Sponsored by Campbell University

This grant supports the “Sandhills Children's Literature Symposium” which addresses the issue of literacy development in rural communities. The Symposium will host an award-winning children’s literature author and illustrator, to teach workshops addressing specific active-learning literacy skills as it relates to their work. This project provides students with access to quality literature and equips educators with effective strategies to teach literacy and improve the literacy skills, cognitive and social growth of children in the Sandhills region.

Princeville, NC: Heritage and a Sense of Place

This grant supports “Princeville, NC: Heritage and a Sense of Place” which addresses the need for heritage preservation and public education for the historic town of Princeville, North Carolina.
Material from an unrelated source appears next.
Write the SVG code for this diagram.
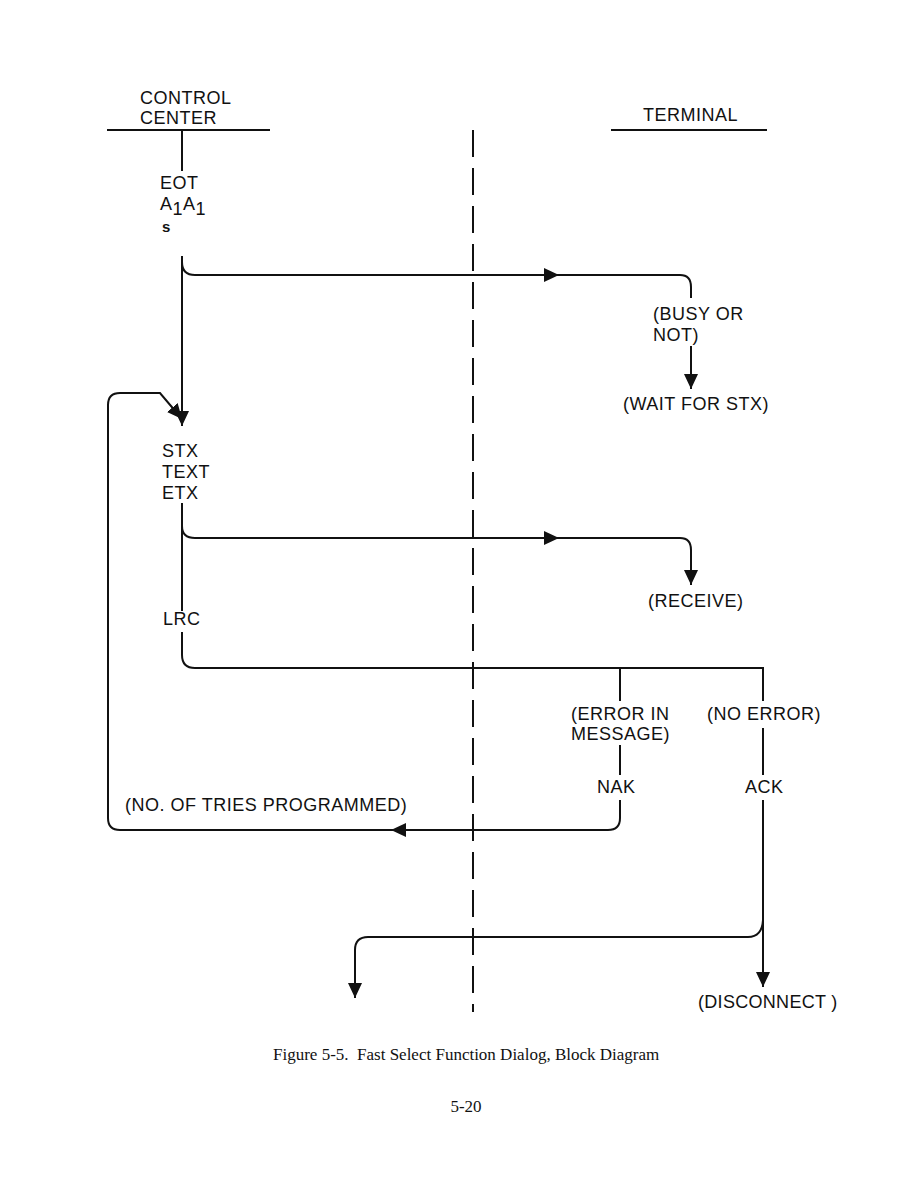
<svg xmlns="http://www.w3.org/2000/svg" width="923" height="1191" viewBox="0 0 923 1191">
<style>
.t{font-family:"Liberation Sans",Arial,sans-serif;font-size:18px;fill:#111;letter-spacing:0.5px}
.c{font-family:"Liberation Serif","Times New Roman",serif;font-size:17px;fill:#111}
.l{fill:none;stroke:#111;stroke-width:2}
.d{fill:none;stroke:#111;stroke-width:2;stroke-dasharray:27 11}
.a{fill:#111}
</style>
<defs>
<path id="ah" d="M0,0 L-15,-7 L-15,7 Z"/>
<marker id="me" viewBox="-15 -7 15 14" refX="0" refY="0" markerWidth="15" markerHeight="14" markerUnits="userSpaceOnUse" orient="auto"><path d="M0,0 L-15,-7 L-15,7 Z" fill="#111"/></marker>
</defs>
<rect width="923" height="1191" fill="#fff"/>
<g id="control-center">
<text class="t" x="140" y="104">CONTROL</text>
<text class="t" x="140" y="124">CENTER</text>
<line class="l" x1="107" y1="130" x2="270" y2="130"/>
</g>
<g id="terminal">
<text class="t" x="643" y="121">TERMINAL</text>
<line class="l" x1="611" y1="130" x2="767" y2="130"/>
</g>
<g id="divider"><line class="d" x1="473" y1="130" x2="473" y2="1012"/></g>
<g id="eot">
<text class="t" x="160" y="189">EOT</text>
<text class="t" x="160" y="210">A<tspan dy="5">1</tspan><tspan dy="-5">A</tspan><tspan dy="5">1</tspan></text>
<text class="t" x="162" y="232" style="font-size:15px;font-weight:bold">s</text>
</g>
<g id="busy"><text class="t" x="653" y="320">(BUSY OR</text><text class="t" x="653" y="341">NOT)</text></g>
<g id="wait"><text class="t" x="623" y="410">(WAIT FOR STX)</text></g>
<g id="stx"><text class="t" x="162" y="457">STX</text><text class="t" x="162" y="478">TEXT</text><text class="t" x="162" y="499">ETX</text></g>
<g id="receive"><text class="t" x="648" y="607">(RECEIVE)</text></g>
<g id="lrc"><text class="t" x="163" y="625">LRC</text></g>
<g id="error"><text class="t" x="571" y="720">(ERROR IN</text><text class="t" x="571" y="740">MESSAGE)</text></g>
<g id="noerror"><text class="t" x="707" y="720">(NO ERROR)</text></g>
<g id="nak"><text class="t" x="597" y="793">NAK</text></g>
<g id="ack"><text class="t" x="745" y="793">ACK</text></g>
<g id="tries"><text class="t" x="125" y="811">(NO. OF TRIES PROGRAMMED)</text></g>
<g id="disconnect"><text class="t" x="698" y="1008" style="letter-spacing:0.3px">(DISCONNECT )</text></g>
<g id="caption">
<text class="c" x="273" y="1060" xml:space="preserve">Figure 5-5.  Fast Select Function Dialog, Block Diagram</text>
<text class="c" x="466" y="1112" text-anchor="middle">5-20</text>
</g>
<g id="connectors">
<line class="l" x1="182" y1="130" x2="182" y2="171"/>
<path class="l" d="M182,256 V426" marker-end="url(#me)"/>
<path class="l" d="M182,262 Q182,275 195,275 H680 Q691,275 691,287 V298"/>
<use href="#ah" class="a" transform="translate(559,275)"/>
<path class="l" d="M691,346 V389" marker-end="url(#me)"/>
<path class="l" d="M108,818 V405 Q108,393 120,393 H160 L182,419" marker-end="url(#me)"/>
<path class="l" d="M182,503 V611"/>
<path class="l" d="M182,526 Q182,538 195,538 H680 Q691,538 691,550 V585" marker-end="url(#me)"/>
<use href="#ah" class="a" transform="translate(559,538)"/>
<path class="l" d="M182,632 V655 Q182,668 195,668 H763 V701"/>
<line class="l" x1="620" y1="668" x2="620" y2="701"/>
<line class="l" x1="620" y1="745" x2="620" y2="775"/>
<path class="l" d="M620,800 V818 Q620,830 608,830 H120 Q108,830 108,818"/>
<use href="#ah" class="a" transform="translate(391,830) rotate(180)"/>
<line class="l" x1="763" y1="728" x2="763" y2="775"/>
<path class="l" d="M763,800 V987" marker-end="url(#me)"/>
<path class="l" d="M763,920 Q762,937 748,937 H368 Q355,937 355,950 V998" marker-end="url(#me)"/>
</g>
</svg>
Originally named Freedom Hill, the town was settled by formerly enslaved Africans freed after the Civil War seeking self-determination and empowerment. Incorporated in 1885 and renamed Princeville, the city remains the oldest incorporated African American town in the United States. The town’s vulnerable ecological location has led to its near destruction from the Tar River floods from Hurricanes Floyd (1999) and Matthew (2016).

ECU in collaboration with the grassroots organization Fighters for Freedom Hill and other community efforts, aim to recover, document, preserve and publicize the historical and present-day story of Princeville. Through oral histories, archeological research, and community workshops, this project creates a moving public exhibit of Princeville, local colleges, public schools, public libraries; and also creates digital a version of the Princeville story.

The Talk

Sponsored by StreetSigns

This grant supports dialogue around “The Talk,” a project that weaves together s scholarly work as a and draws on the voices of ancestors, elders, youths, and intellectuals to engage in the difficult conversations that we must have with children to prepare them to survive and thrive in a racialized America. This piece combines elements of poetry, theatrical dramatization, mediated images, and performance ethnography to analyze the current state of racial affairs in the U.S., and how these affairs collide, penetrate, intercept, and sometimes coalesce with the process of identity formation and transfer for black youth. 

The project seeks to humanize unique aspects of the American and black American experience while challenging audience members and performer to grapple with the tensions that perpetuate existing racial hierarchies and misunderstandings. Following each performance is a talkback featuring a panel of experts including scholars, local law enforcement, educators, and civic leaders. By engaging an audience in storytelling and conversation, "The Talk" aims to both educate and connect the community.